'''
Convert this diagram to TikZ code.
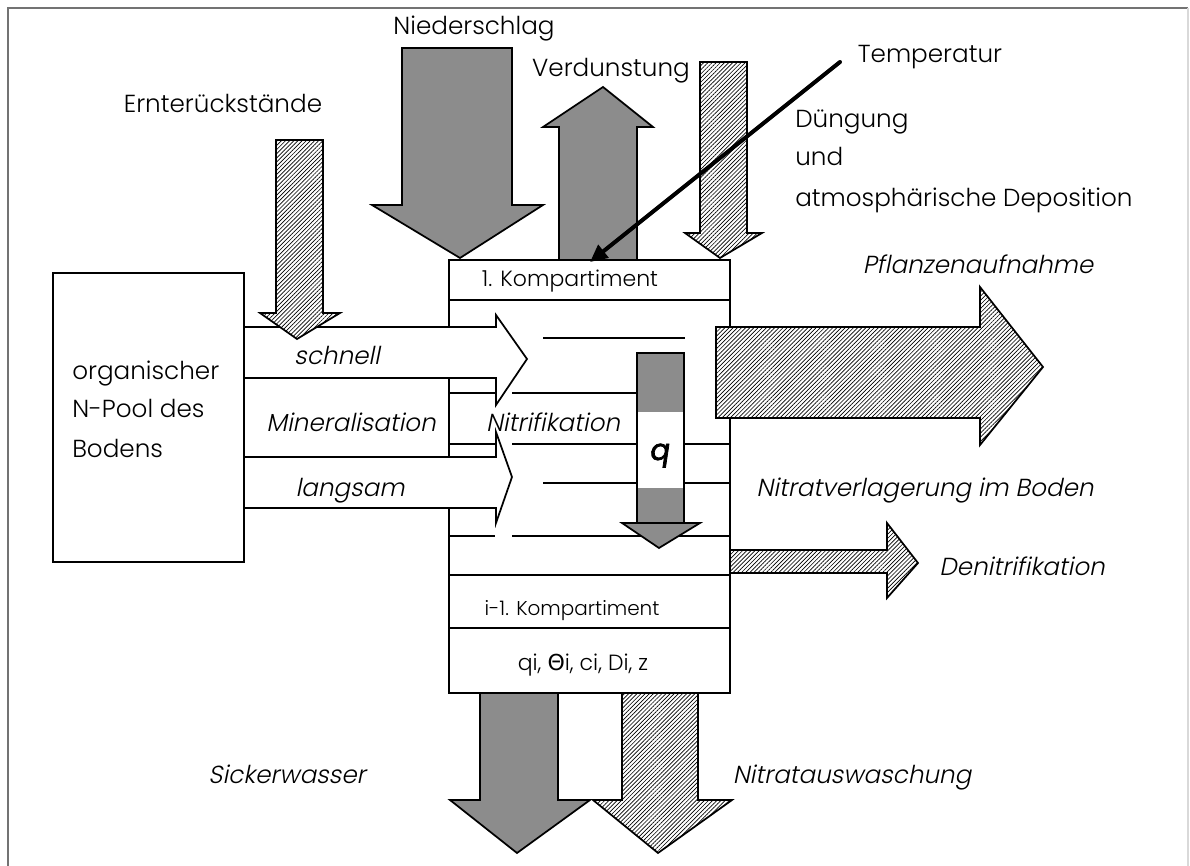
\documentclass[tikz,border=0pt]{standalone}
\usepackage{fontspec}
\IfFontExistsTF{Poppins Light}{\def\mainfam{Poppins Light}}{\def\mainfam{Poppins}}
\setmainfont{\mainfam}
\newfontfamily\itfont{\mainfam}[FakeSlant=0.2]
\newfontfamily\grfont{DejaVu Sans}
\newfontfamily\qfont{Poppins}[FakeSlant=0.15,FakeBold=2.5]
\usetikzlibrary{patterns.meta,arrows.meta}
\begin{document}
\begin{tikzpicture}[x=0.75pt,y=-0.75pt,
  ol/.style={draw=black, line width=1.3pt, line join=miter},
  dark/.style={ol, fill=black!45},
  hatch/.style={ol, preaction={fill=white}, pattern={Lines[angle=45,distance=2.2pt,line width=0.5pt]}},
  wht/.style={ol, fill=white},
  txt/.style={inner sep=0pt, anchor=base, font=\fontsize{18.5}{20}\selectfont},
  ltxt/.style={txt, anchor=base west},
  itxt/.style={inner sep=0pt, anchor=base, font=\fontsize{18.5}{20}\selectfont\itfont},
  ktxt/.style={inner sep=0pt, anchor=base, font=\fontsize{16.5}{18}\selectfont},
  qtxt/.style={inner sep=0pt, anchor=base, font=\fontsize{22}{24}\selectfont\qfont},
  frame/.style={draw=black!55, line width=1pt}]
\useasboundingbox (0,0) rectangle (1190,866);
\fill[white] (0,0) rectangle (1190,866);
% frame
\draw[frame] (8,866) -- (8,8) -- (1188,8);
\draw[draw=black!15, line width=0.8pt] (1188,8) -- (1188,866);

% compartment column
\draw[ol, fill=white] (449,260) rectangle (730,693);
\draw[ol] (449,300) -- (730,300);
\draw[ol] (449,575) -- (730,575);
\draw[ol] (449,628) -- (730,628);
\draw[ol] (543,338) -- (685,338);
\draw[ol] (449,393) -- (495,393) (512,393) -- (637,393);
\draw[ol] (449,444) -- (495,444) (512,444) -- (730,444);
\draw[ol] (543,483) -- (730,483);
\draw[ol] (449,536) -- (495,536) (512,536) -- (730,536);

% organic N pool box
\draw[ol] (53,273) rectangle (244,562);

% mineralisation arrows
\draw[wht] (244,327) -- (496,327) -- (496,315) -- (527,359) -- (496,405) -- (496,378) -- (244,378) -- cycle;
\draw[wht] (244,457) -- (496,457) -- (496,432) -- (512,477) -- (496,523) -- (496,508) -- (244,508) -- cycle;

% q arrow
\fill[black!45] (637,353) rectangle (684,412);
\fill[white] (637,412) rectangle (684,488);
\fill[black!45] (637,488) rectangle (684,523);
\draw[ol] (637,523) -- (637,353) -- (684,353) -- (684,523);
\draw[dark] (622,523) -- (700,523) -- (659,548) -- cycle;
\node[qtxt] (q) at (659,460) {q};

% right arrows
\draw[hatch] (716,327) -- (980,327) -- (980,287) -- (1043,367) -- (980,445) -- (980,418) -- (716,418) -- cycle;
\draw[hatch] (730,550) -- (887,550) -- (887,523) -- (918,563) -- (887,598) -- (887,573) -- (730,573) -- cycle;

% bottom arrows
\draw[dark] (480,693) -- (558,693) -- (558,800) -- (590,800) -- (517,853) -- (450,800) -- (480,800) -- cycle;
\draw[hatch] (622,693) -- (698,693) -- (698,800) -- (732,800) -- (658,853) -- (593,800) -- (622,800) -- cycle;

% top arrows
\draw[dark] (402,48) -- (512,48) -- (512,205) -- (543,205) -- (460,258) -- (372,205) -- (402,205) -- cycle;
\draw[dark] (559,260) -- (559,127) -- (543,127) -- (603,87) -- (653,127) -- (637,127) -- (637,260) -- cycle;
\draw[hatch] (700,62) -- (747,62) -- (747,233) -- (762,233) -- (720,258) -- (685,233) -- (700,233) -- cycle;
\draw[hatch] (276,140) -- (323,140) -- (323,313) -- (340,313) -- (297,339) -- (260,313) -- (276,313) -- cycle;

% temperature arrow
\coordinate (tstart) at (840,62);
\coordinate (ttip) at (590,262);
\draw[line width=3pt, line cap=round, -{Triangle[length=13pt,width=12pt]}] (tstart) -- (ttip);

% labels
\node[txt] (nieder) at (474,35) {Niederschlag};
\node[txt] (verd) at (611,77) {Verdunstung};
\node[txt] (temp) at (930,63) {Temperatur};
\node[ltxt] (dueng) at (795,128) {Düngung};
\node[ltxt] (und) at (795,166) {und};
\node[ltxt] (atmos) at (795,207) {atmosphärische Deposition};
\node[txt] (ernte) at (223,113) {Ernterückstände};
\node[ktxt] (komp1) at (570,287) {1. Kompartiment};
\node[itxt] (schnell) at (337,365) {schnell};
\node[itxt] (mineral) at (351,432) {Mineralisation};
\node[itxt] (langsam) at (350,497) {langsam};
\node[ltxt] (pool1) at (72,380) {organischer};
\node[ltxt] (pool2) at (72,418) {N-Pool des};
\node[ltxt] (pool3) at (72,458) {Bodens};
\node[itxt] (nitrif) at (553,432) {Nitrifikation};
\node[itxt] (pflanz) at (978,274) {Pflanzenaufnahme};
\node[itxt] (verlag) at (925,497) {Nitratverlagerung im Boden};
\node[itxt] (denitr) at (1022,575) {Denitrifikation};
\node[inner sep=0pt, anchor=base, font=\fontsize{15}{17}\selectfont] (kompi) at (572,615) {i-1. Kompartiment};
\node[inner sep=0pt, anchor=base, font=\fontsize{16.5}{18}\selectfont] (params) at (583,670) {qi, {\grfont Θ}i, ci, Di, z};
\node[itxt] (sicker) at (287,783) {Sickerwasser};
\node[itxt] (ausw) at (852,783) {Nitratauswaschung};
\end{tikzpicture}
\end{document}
'''
▶ _EXERCISE_
Look at the listing and set down only the lines from its start through the line with "(512,536) -- (730,536);", word for word and without pictures.

▶ _EXERCISE ANSWER_
Convert this diagram to TikZ code.
\documentclass[tikz,border=0pt]{standalone}
\usepackage{fontspec}
\IfFontExistsTF{Poppins Light}{\def\mainfam{Poppins Light}}{\def\mainfam{Poppins}}
\setmainfont{\mainfam}
\newfontfamily\itfont{\mainfam}[FakeSlant=0.2]
\newfontfamily\grfont{DejaVu Sans}
\newfontfamily\qfont{Poppins}[FakeSlant=0.15,FakeBold=2.5]
\usetikzlibrary{patterns.meta,arrows.meta}
\begin{document}
\begin{tikzpicture}[x=0.75pt,y=-0.75pt,
  ol/.style={draw=black, line width=1.3pt, line join=miter},
  dark/.style={ol, fill=black!45},
  hatch/.style={ol, preaction={fill=white}, pattern={Lines[angle=45,distance=2.2pt,line width=0.5pt]}},
  wht/.style={ol, fill=white},
  txt/.style={inner sep=0pt, anchor=base, font=\fontsize{18.5}{20}\selectfont},
  ltxt/.style={txt, anchor=base west},
  itxt/.style={inner sep=0pt, anchor=base, font=\fontsize{18.5}{20}\selectfont\itfont},
  ktxt/.style={inner sep=0pt, anchor=base, font=\fontsize{16.5}{18}\selectfont},
  qtxt/.style={inner sep=0pt, anchor=base, font=\fontsize{22}{24}\selectfont\qfont},
  frame/.style={draw=black!55, line width=1pt}]
\useasboundingbox (0,0) rectangle (1190,866);
\fill[white] (0,0) rectangle (1190,866);
% frame
\draw[frame] (8,866) -- (8,8) -- (1188,8);
\draw[draw=black!15, line width=0.8pt] (1188,8) -- (1188,866);

% compartment column
\draw[ol, fill=white] (449,260) rectangle (730,693);
\draw[ol] (449,300) -- (730,300);
\draw[ol] (449,575) -- (730,575);
\draw[ol] (449,628) -- (730,628);
\draw[ol] (543,338) -- (685,338);
\draw[ol] (449,393) -- (495,393) (512,393) -- (637,393);
\draw[ol] (449,444) -- (495,444) (512,444) -- (730,444);
\draw[ol] (543,483) -- (730,483);
\draw[ol] (449,536) -- (495,536) (512,536) -- (730,536);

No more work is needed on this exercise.